INTERVIEW CYCLE ONE

Interview with Serge Garcia

1) Could you comment on the title? Is the work conceived as the first part of a wider cycle ? Why desolation ?

The film actually began as a music video for my friend Marc Merza and his ambient music album Desolation Tape which he recorded on a 4-track recorder in one take – Cycle One is my favorite song of that record. Marc’s music underscores the film. It veers from the conventional music video style into weird art film territory so I wanted to make sure the film references Marc’s project and his music. It’s basically what can happen when your friend asks you to shoot a music video for them and gives you a little bit of cash and creative freedom to do whatever you want.

2) Your film is built around a series of questions, asked as a voice-over. Could you comment on this construction?

I would have loved to hire Tilda Swinton to do the voice over but I couldn’t afford her so I recorded the VO at home under my duvet cover with a small digital recorder. Adding a voice over also seemed like the only approach to merge Padgett’s novel into the project.

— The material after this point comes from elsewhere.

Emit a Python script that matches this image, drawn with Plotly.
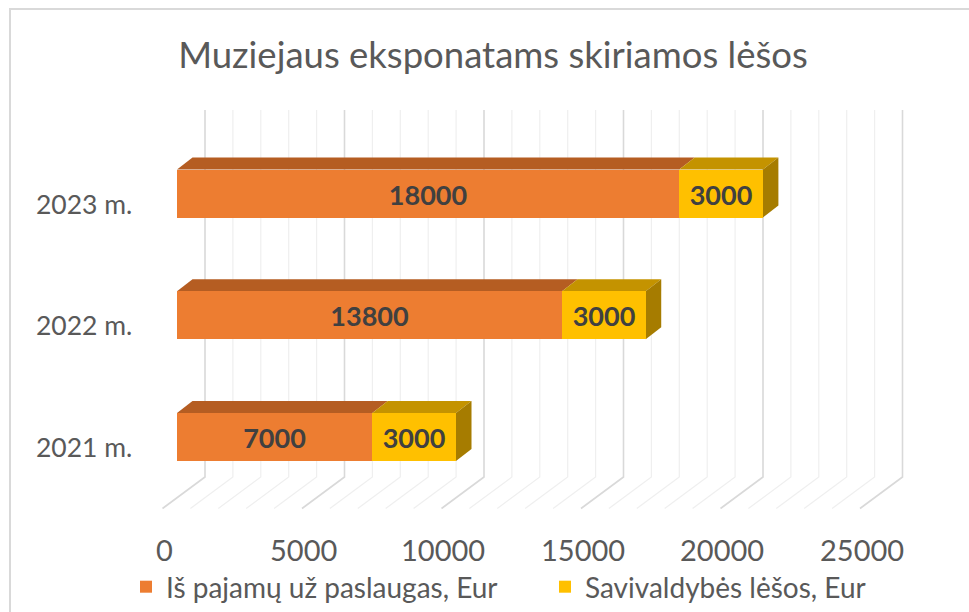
import plotly.graph_objects as go

# ---------------- data ----------------
categories = ["2021 m.", "2022 m.", "2023 m."]
series_names = ["Iš pajamų už paslaugas, Eur", "Savivaldybės lėšos, Eur"]
income_values = [7000, 13800, 18000]
municipal_values = [3000, 3000, 3000]
tick_values = [0, 5000, 10000, 15000, 20000, 25000]
tick_labels = [str(v) for v in tick_values]
title_text = "Muziejaus eksponatams skiriamos lėšos"

# ---------------- style / projection ----------------
W, H = 969, 612
FONT = "Lato"
TXT = "#595959"
LBL = "#404040"
front_colors = ["#ED7D31", "#FFC000"]
top_colors = ["#B55D22", "#C49300"]
side_colors = ["#A0662A", "#A67C00"]

K = 0.0279            # px per value unit
X0 = 177.0            # px of value 0 on the bar front plane
Y0 = 437.0            # px of category index 0 centre
CAT = 121.75          # px per category
BAR_H = 48.0          # px
xr = [(0 - X0) / K, (W - X0) / K]
yr = [(Y0 - H) / CAT, (Y0 - 0) / CAT]


def dx(px):
    return px / K


def dy(px):
    return px / CAT


def ypx(py):  # pixel y -> axis y
    return (Y0 - py) / CAT


bw = BAR_H / CAT
depth_x, depth_y = dx(15.5), dy(12)

fig = go.Figure()
ypos = list(range(len(categories)))
for name, vals, col in zip(series_names, [income_values, municipal_values], front_colors):
    fig.add_trace(go.Bar(
        y=ypos, x=vals, name=name, orientation="h", width=bw,
        marker=dict(color=col, line=dict(width=0)),
        text=[str(v) for v in vals], textposition="inside", insidetextanchor="middle",
        textfont=dict(family=FONT, size=27, color=LBL, weight="bold"),
        constraintext="none", hoverinfo="x+name",
    ))

shapes = []
# back wall + floor gridlines
wall_dx = dx(205 - X0)
floor_dx = dx(-42.5)
for v in range(0, 26000, 1000):
    major = v % 5000 == 0
    col = "#D9D9D9" if major else "#EFEFEF"
    xw = v + wall_dx
    path = (f"M {xw},{ypx(110)} L {xw},{ypx(477)} "
            f"L {xw + floor_dx},{ypx(508.5)}")
    shapes.append(dict(type="path", path=path, xref="x", yref="y",
                       line=dict(color=col, width=1.6 if major else 1.2),
                       layer="below"))

# 3D faces of stacked bars
for i in ypos:
    yt = i + bw / 2
    yb = i - bw / 2
    start = 0
    segs = [income_values[i], municipal_values[i]]
    for s, val in enumerate(segs):
        x0, x1 = start, start + val
        shapes.append(dict(
            type="path", xref="x", yref="y", layer="below",
            path=f"M {x0},{yt} L {x1},{yt} L {x1 + depth_x},{yt + depth_y} L {x0 + depth_x},{yt + depth_y} Z",
            fillcolor=top_colors[s], line=dict(width=0)))
        start = x1
    shapes.append(dict(
        type="path", xref="x", yref="y", layer="below",
        path=f"M {start},{yt} L {start + depth_x},{yt + depth_y} L {start + depth_x},{yb + depth_y} L {start},{yb} Z",
        fillcolor=side_colors[1], line=dict(width=0)))

# chart border
shapes.append(dict(type="rect", xref="paper", yref="paper",
                   x0=10 / W, x1=1.05, y0=-0.05, y1=1 - 9 / H,
                   line=dict(color="#D9D9D9", width=2), layer="below"))

annotations = []
for v, lab in zip(tick_values, tick_labels):
    annotations.append(dict(x=v + dx(164 - X0), y=1 - 549 / H, xref="x", yref="paper",
                            text=lab, showarrow=False, xanchor="center", yanchor="middle",
                            font=dict(family=FONT, size=29, color=TXT)))
for i, c in enumerate(categories):
    annotations.append(dict(x=134 / W, y=i - dy(10), xref="paper", yref="y",
                            text=c, showarrow=False, xanchor="right", yanchor="middle",
                            font=dict(family=FONT, size=26.5, color=TXT)))

fig.update_layout(
    width=W, height=H,
    margin=dict(l=0, r=0, t=0, b=0, pad=0),
    paper_bgcolor="white", plot_bgcolor="rgba(0,0,0,0)",
    barmode="stack", bargap=0,
    title=dict(text=title_text, x=493 / W, xanchor="center", y=1 - 55 / H, yanchor="middle",
               font=dict(family=FONT, size=36.5, color=TXT)),
    xaxis=dict(range=xr, visible=False, fixedrange=True),
    yaxis=dict(range=yr, visible=False, fixedrange=True),
    shapes=shapes, annotations=annotations,
    legend=dict(orientation="h", x=126 / W, xanchor="left", y=1 - 587 / H, yanchor="middle",
                font=dict(family=FONT, size=28, color=TXT), traceorder="normal",
                entrywidth=374, entrywidthmode="pixels", bgcolor="rgba(0,0,0,0)"),
    showlegend=True,
)

fig.write_html("out.html", config={"displayModeBar": False},
               post_script="document.body.style.margin='0px';")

3) The questions are mostly taken from Padgett Powell’s The Interrogative Mood, which is entirely built around questions. How does one decide to adapt such a work? How did you decide which questions to select?

One of the things I love about Padgett Powell’s novel and its idiosyncratic style is how question after question forces the reader to actively participate in the reading experience. I wanted to experiment with the same concept and somehow adapt it to screen so I wrote a few of my own non sequitur questions and selected passages straight from the book that I felt could build into a sustained tone so it would’t feel too random and work in the context of a film. It was a playful experiment that I thought would fail but it ended up working out. Once I had a fine cut ready I tracked Padgett’s contact info on google and sent him a cold email with a link to the film to see if he’d give me permission to use the work despite not having any money to offer him. I can be a little bit of a defeatist sometimes so I though he’d never answer. I thought if I got lucky he’d answer and send a cease and desist letter to keep me from making the film public or something to not bring his name and likeness down. I guess he liked what I did because he eventually responded and said that he’d be the film’s angel. Embedded in its’ all-question format are ideas and emotions that can measure the gap between our moral compass, social consciousness, libido, and existential dread – great stuff ready made for a film all packed into one if you ask me! The novel also offered a new way to break the 4th wall so I just went for it.

4) The voice-over and its questions are separate from a character who is seen on screen. Who is this character ? How did you film the actor ? Why separate the voice-over from the character?

I suppose I could have had the character in the film ask the questions and break the 4th wall but I think that would have felt too cliche for me. The separation between voice over and the character allows the audience to enter the world in the film in a unique way that also leaves space for them to listen, see, and hopefully to reflect upon themselves as film progresses and the questions pile up. The character on screen is left ambiguous so the audience can make up their mind about who they are- that might seem like a cop-out but that’s kind of the point. The imagery in the film is also a little wink to the queer subtext and my interest in challenging narrative tropes that perpetuate normative gender roles and sexuality. The character is played by my friend Rufus Backman Ossandón aka Butcherqueen and they’re a performance artist from Sweden and work with similar themes within the context of their drag alter ego. The idea behind the scenes was to place Rufus’ character in banal moments to capture the rhythms of everyday life in a way that plays with the passage of time. Simon Köcher was in charge of the cinematography and our approach was to basically film it like a documentary. We were meticulous about composition and creating space for movement in the frame but everything else was done to make it feel like a documentary. I took inspiration from the photography of Nan Goldin, Chantal Akerman’s Jeanne Dielman, 23, quai du Commerce, 1080 Bruxelles, and Agnes Varda’s Vagabond. They are some of my favorite artists.

5) The film culminates in a shot during which, for the first time, music is heard and the camera moves. Could you comment on this choice?

Music is heard through out the film- it gently comes in during the first scene. It’s Marc Merza’s song Cycle One. The 180 degree pan in the last scene is Simon cleverly combining two shots that I had on our shotlist into one. That was the last and most difficult shot for us and I credit him for pulling it off. We were at the tail end of the last roll (we only had two rolls of Vision3 500T/5219 35mm film) and only had one take to film each scene. I think we rehearsed the blocking and camera movement for a little more than an hour- basically as much as we could considering we were quickly losing light at the point of the day. Once Rufus, Simon, and I felt comfortable we just went for it. It was hectic and nerve-racking but it worked out. The camera movement wasn’t planned, in fact I wanted every shot to be a static long take but the pan gives the film a really nice anti-climactic ending.